The party’s clean-up efforts are unlikely to quiet critics.
Read More: How Multiple System Failures Produced Debacle in Iowa Caucus
In the void, several campaigns leaked unverified internal campaign data — submitted by their own precinct captains — to claim a strong showing.
Electoral Credibility
President Donald Trump on Tuesday morning claimed on Twitter that he was “the only person that can claim a very big victory in Iowa last night,” referring to the Republican caucuses where he easily triumphed. He called the Democratic results “an unmitigated disaster.”
The Iowa contest is the first in a long cycle of caucuses and primaries that stretches until June — awarding just 1% of the delegates needed to clinch the Democratic presidential nomination. But Iowa offers outsized momentum to its strong finishers as they headed to New Hampshire a week away.
The Iowa Democratic Party said there was no evidence of hacking in the stalled reporting of results, but rather human error and other inconsistencies that forced the party to resort to hand-counting the votes.
The state party deployed a new phone app for precinct chairmen to report results at the same time it deployed a new system for tabulating winners. Both appear to have failed.
Precinct chairmen found it difficult to use the app and instead resorted to calling a hotline. The hotline got so jammed up that they were waiting for 30 minutes or more for someone to answer. Then the party reported there were “inconsistencies” in the count and decided to withhold announcing results until at least Tuesday.
The disruption in the reporting is likely to accelerate calls for an end to caucuses. Only three other states — Nevada, Wyoming and Kansas — still use the caucus system in the nomination race as the national party has tried to shift states toward using primaries.
The Iowa Democratic Party went into the 2020 caucuses touting a series of reforms intended to make the process more fair, accountable and transparent.

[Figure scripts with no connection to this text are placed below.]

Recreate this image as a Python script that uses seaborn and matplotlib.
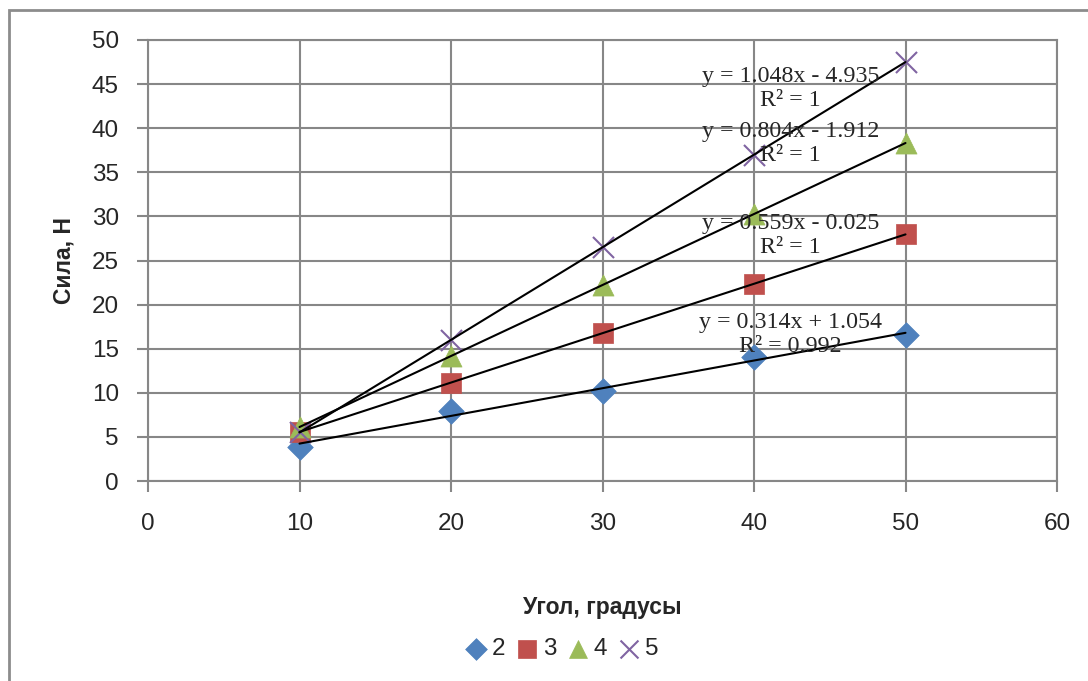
import numpy as np
import pandas as pd
import matplotlib
matplotlib.use("Agg")
import matplotlib.pyplot as plt
import seaborn as sns
from matplotlib.patches import Rectangle

# data
angle = [10, 20, 30, 40, 50]
force_2 = [3.9, 7.9, 10.2, 14.1, 16.5]
force_3 = [5.6, 11.1, 16.8, 22.3, 28.0]
force_4 = [6.1, 14.2, 22.2, 30.3, 38.3]
force_5 = [5.5, 16.0, 26.5, 37.0, 47.5]
series_names = ["2", "3", "4", "5"]
eq_texts = ["y = 0.314x + 1.054\nR² = 0.992",
            "y = 0.559x - 0.025\nR² = 1",
            "y = 0.804x - 1.912\nR² = 1",
            "y = 1.048x - 4.935\nR² = 1"]
eq_pos = [(42.4, 16.6), (42.4, 27.8), (42.4, 38.3), (42.4, 44.5)]

colors = {"2": "#4F81BD", "3": "#C0504D", "4": "#9BBB59", "5": "#8064A2"}
markers = {"2": "D", "3": "s", "4": "^", "5": "x"}
sizes = {"2": 170, "3": 210, "4": 230, "5": 230}

df = pd.DataFrame({
    "Угол": angle * 4,
    "Сила": force_2 + force_3 + force_4 + force_5,
    "serie": [s for s in series_names for _ in angle],
})

sns.set_style("white")
plt.rcParams["font.family"] = ["Liberation Sans", "DejaVu Sans"]

fig = plt.figure(figsize=(10.88, 6.81), dpi=100)
ax = fig.add_axes([148 / 1088, 1 - 481 / 681, (1057 - 148) / 1088, (481 - 40) / 681])

grid_c = "#878787"
ax.set_xlim(0, 60)
ax.set_ylim(0, 50)
ax.set_xticks(range(0, 61, 10))
ax.set_yticks(range(0, 51, 5))
ax.grid(True, color=grid_c, lw=1.5)
ax.set_axisbelow(True)
for sp in ax.spines.values():
    sp.set_color(grid_c)
    sp.set_linewidth(1.5)
ax.tick_params(axis="both", direction="out", length=8, width=1.5, color=grid_c,
               labelsize=17.5, left=True, bottom=True)
ax.tick_params(axis="x", pad=15)
ax.tick_params(axis="y", pad=13)

# trend lines
for s in series_names:
    sub = df[df["serie"] == s]
    sns.regplot(data=sub, x="Угол", y="Сила", ax=ax, scatter=False, ci=None,
                truncate=True, color="black", line_kws={"lw": 1.5, "zorder": 3})

# markers
for s in series_names:
    sub = df[df["serie"] == s]
    if s == "5":
        sns.scatterplot(data=sub, x="Угол", y="Сила", ax=ax, marker="x", s=sizes[s],
                        color=colors[s], linewidth=1.5, zorder=2, label=s)
    else:
        sns.scatterplot(data=sub, x="Угол", y="Сила", ax=ax, marker=markers[s], s=sizes[s],
                        color=colors[s], edgecolor=colors[s], linewidth=0.5, zorder=2, label=s)

for txt, (x, y) in zip(eq_texts, eq_pos):
    ax.text(x, y, txt, ha="center", va="center", fontsize=17.3, linespacing=1.18,
            family=["Liberation Serif", "DejaVu Serif"], zorder=4)

ax.set_xlabel("Угол, градусы", fontsize=16.5, fontweight="bold", labelpad=44)
ax.set_ylabel("Сила, Н", fontsize=16.5, fontweight="bold", labelpad=12)

ax.legend(loc="center", bbox_to_anchor=(558 / 1088, 1 - 649 / 681),
          bbox_transform=fig.transFigure, ncol=4, frameon=False, fontsize=17.5,
          handletextpad=-0.1, columnspacing=0.15, handlelength=1.5, markerscale=0.85)

# outer chart frame
fig.patches.append(Rectangle((9 / 1088, -0.1), 1.2, 1 - 10 / 681 + 0.1,
                             transform=fig.transFigure, fill=False,
                             edgecolor="#8c8c8c", lw=2))

fig.savefig("out.png", dpi=100)
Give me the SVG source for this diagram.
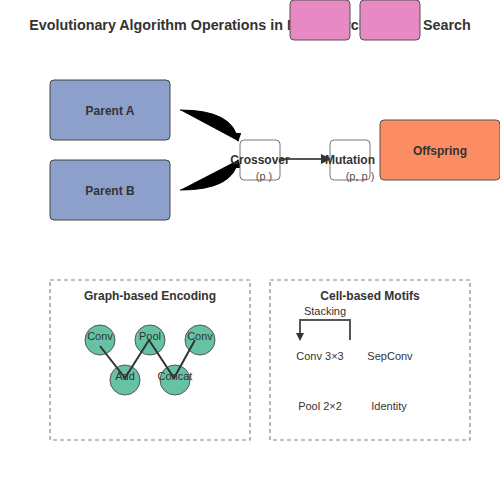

There are now three sets of results reported, allowing greater visibility into who participants supported in the first and second rounds, as supporters of candidates who don’t meet a 15% threshold are given a chance to join with backers of other candidates.
The party developed a smartphone app to expand the online reporting of results from precincts to party headquarters. And there’s a paper trail of presidential preference cards filled out by each caucus-goer, allowing the party to re-create the results even after the caucus ends.
But the rule changes created chaos and confusion.
The delay in reporting results followed complaints from some local party officials that they were struggling to use the new telephone application to report tallies from precincts.
Officials from the 68th caucus precinct overlook the results of the first referendum count during a caucus event at Drake University in Des Moines, Iowa on Feb. 3.
The party first used a smartphone application to report results in 2016, but before then, all results were submitted by phoning them in.